◆ **Directions**: Extract the whole listing as it stands. Do not include the pictures.

◆ **Source material**:
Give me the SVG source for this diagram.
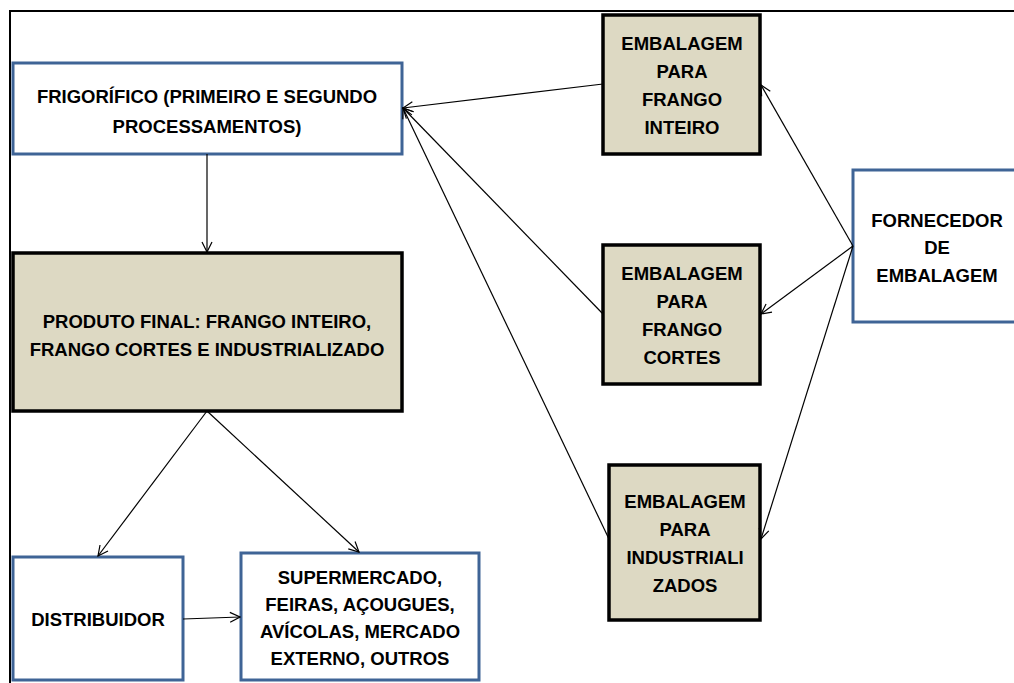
<svg xmlns="http://www.w3.org/2000/svg" width="1014" height="683" viewBox="0 0 1014 683">
<defs>
<style>
.t{font-family:"Liberation Sans",Arial,sans-serif;font-weight:bold;font-size:18.5px;fill:#000;text-anchor:middle}
.wb{fill:#fff;stroke:#3F6496;stroke-width:3}
.bg{fill:#DDD9C3;stroke:#000;stroke-width:3.5}
.c{stroke:#000;stroke-width:1.2;fill:none;marker-end:url(#ah)}
</style>
<marker id="ah" viewBox="0 0 12 12" refX="11" refY="6" markerWidth="12" markerHeight="12" markerUnits="userSpaceOnUse" orient="auto">
<path d="M1,1 L11,6 L1,11" fill="none" stroke="#000" stroke-width="1.2"/>
</marker>
</defs>
<rect x="0" y="0" width="1014" height="683" fill="#fff"/>
<path d="M10,683 V11 H1014" fill="none" stroke="#000" stroke-width="2"/>
<g id="frigorifico">
<rect class="wb" x="13" y="63" width="389" height="91"/>
<text class="t" x="207" y="103">FRIGORÍFICO (PRIMEIRO E SEGUNDO</text>
<text class="t" x="207" y="133">PROCESSAMENTOS)</text>
</g>
<g id="produto">
<rect class="bg" x="13" y="253" width="389" height="158"/>
<text class="t" x="207" y="328">PRODUTO FINAL: FRANGO INTEIRO,</text>
<text class="t" x="207" y="356">FRANGO CORTES E INDUSTRIALIZADO</text>
</g>
<g id="distribuidor">
<rect class="wb" x="13" y="557" width="170" height="123"/>
<text class="t" x="98" y="626">DISTRIBUIDOR</text>
</g>
<g id="supermercado">
<rect class="wb" x="241" y="553" width="238" height="127"/>
<text class="t" x="360" y="584">SUPERMERCADO,</text>
<text class="t" x="360" y="611">FEIRAS, AÇOUGUES,</text>
<text class="t" x="360" y="638">AVÍCOLAS, MERCADO</text>
<text class="t" x="360" y="665">EXTERNO, OUTROS</text>
</g>
<g id="emb-inteiro">
<rect class="bg" x="603" y="15" width="157" height="139"/>
<text class="t" x="682" y="50">EMBALAGEM</text>
<text class="t" x="682" y="78">PARA</text>
<text class="t" x="682" y="106">FRANGO</text>
<text class="t" x="682" y="134">INTEIRO</text>
</g>
<g id="emb-cortes">
<rect class="bg" x="603" y="245" width="157" height="139"/>
<text class="t" x="682" y="280">EMBALAGEM</text>
<text class="t" x="682" y="308">PARA</text>
<text class="t" x="682" y="336">FRANGO</text>
<text class="t" x="682" y="364">CORTES</text>
</g>
<g id="emb-industrializados">
<rect class="bg" x="609" y="465" width="151" height="155"/>
<text class="t" x="685" y="508">EMBALAGEM</text>
<text class="t" x="685" y="536">PARA</text>
<text class="t" x="685" y="564">INDUSTRIALI</text>
<text class="t" x="685" y="592">ZADOS</text>
</g>
<g id="fornecedor">
<rect class="wb" x="853" y="170" width="175" height="152"/>
<text class="t" x="937" y="227">FORNECEDOR</text>
<text class="t" x="937" y="254">DE</text>
<text class="t" x="937" y="282">EMBALAGEM</text>
</g>
<g id="connectors">
<line class="c" x1="207" y1="154" x2="207" y2="252" stroke="#555"/>
<line class="c" x1="207" y1="411" x2="98" y2="556"/>
<line class="c" x1="207" y1="411" x2="359" y2="552"/>
<line class="c" x1="183" y1="619" x2="240" y2="617"/>
<line class="c" x1="603" y1="84" x2="403" y2="108"/>
<line class="c" x1="603" y1="314" x2="403" y2="108"/>
<line class="c" x1="609" y1="539" x2="403" y2="108"/>
<line class="c" x1="853" y1="246" x2="761" y2="85"/>
<line class="c" x1="853" y1="246" x2="761" y2="314"/>
<line class="c" x1="853" y1="246" x2="761" y2="539"/>
</g>
</svg>
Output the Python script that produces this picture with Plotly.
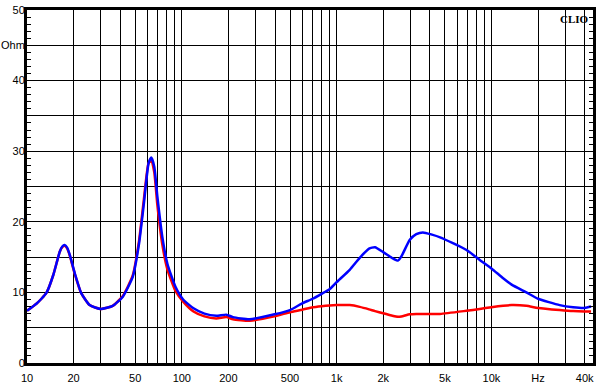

◆ **Response**:
Give me the SVG source for this diagram.
<svg xmlns="http://www.w3.org/2000/svg" width="1014" height="683" viewBox="0 0 1014 683">
<defs>
<style>
.t{font-family:"Liberation Sans",Arial,sans-serif;font-weight:bold;font-size:18.5px;fill:#000;text-anchor:middle}
.wb{fill:#fff;stroke:#3F6496;stroke-width:3}
.bg{fill:#DDD9C3;stroke:#000;stroke-width:3.5}
.c{stroke:#000;stroke-width:1.2;fill:none;marker-end:url(#ah)}
</style>
<marker id="ah" viewBox="0 0 12 12" refX="11" refY="6" markerWidth="12" markerHeight="12" markerUnits="userSpaceOnUse" orient="auto">
<path d="M1,1 L11,6 L1,11" fill="none" stroke="#000" stroke-width="1.2"/>
</marker>
</defs>
<rect x="0" y="0" width="1014" height="683" fill="#fff"/>
<path d="M10,683 V11 H1014" fill="none" stroke="#000" stroke-width="2"/>
<g id="frigorifico">
<rect class="wb" x="13" y="63" width="389" height="91"/>
<text class="t" x="207" y="103">FRIGORÍFICO (PRIMEIRO E SEGUNDO</text>
<text class="t" x="207" y="133">PROCESSAMENTOS)</text>
</g>
<g id="produto">
<rect class="bg" x="13" y="253" width="389" height="158"/>
<text class="t" x="207" y="328">PRODUTO FINAL: FRANGO INTEIRO,</text>
<text class="t" x="207" y="356">FRANGO CORTES E INDUSTRIALIZADO</text>
</g>
<g id="distribuidor">
<rect class="wb" x="13" y="557" width="170" height="123"/>
<text class="t" x="98" y="626">DISTRIBUIDOR</text>
</g>
<g id="supermercado">
<rect class="wb" x="241" y="553" width="238" height="127"/>
<text class="t" x="360" y="584">SUPERMERCADO,</text>
<text class="t" x="360" y="611">FEIRAS, AÇOUGUES,</text>
<text class="t" x="360" y="638">AVÍCOLAS, MERCADO</text>
<text class="t" x="360" y="665">EXTERNO, OUTROS</text>
</g>
<g id="emb-inteiro">
<rect class="bg" x="603" y="15" width="157" height="139"/>
<text class="t" x="682" y="50">EMBALAGEM</text>
<text class="t" x="682" y="78">PARA</text>
<text class="t" x="682" y="106">FRANGO</text>
<text class="t" x="682" y="134">INTEIRO</text>
</g>
<g id="emb-cortes">
<rect class="bg" x="603" y="245" width="157" height="139"/>
<text class="t" x="682" y="280">EMBALAGEM</text>
<text class="t" x="682" y="308">PARA</text>
<text class="t" x="682" y="336">FRANGO</text>
<text class="t" x="682" y="364">CORTES</text>
</g>
<g id="emb-industrializados">
<rect class="bg" x="609" y="465" width="151" height="155"/>
<text class="t" x="685" y="508">EMBALAGEM</text>
<text class="t" x="685" y="536">PARA</text>
<text class="t" x="685" y="564">INDUSTRIALI</text>
<text class="t" x="685" y="592">ZADOS</text>
</g>
<g id="fornecedor">
<rect class="wb" x="853" y="170" width="175" height="152"/>
<text class="t" x="937" y="227">FORNECEDOR</text>
<text class="t" x="937" y="254">DE</text>
<text class="t" x="937" y="282">EMBALAGEM</text>
</g>
<g id="connectors">
<line class="c" x1="207" y1="154" x2="207" y2="252" stroke="#555"/>
<line class="c" x1="207" y1="411" x2="98" y2="556"/>
<line class="c" x1="207" y1="411" x2="359" y2="552"/>
<line class="c" x1="183" y1="619" x2="240" y2="617"/>
<line class="c" x1="603" y1="84" x2="403" y2="108"/>
<line class="c" x1="603" y1="314" x2="403" y2="108"/>
<line class="c" x1="609" y1="539" x2="403" y2="108"/>
<line class="c" x1="853" y1="246" x2="761" y2="85"/>
<line class="c" x1="853" y1="246" x2="761" y2="314"/>
<line class="c" x1="853" y1="246" x2="761" y2="539"/>
</g>
</svg>
Output the Python script that produces this picture with Plotly.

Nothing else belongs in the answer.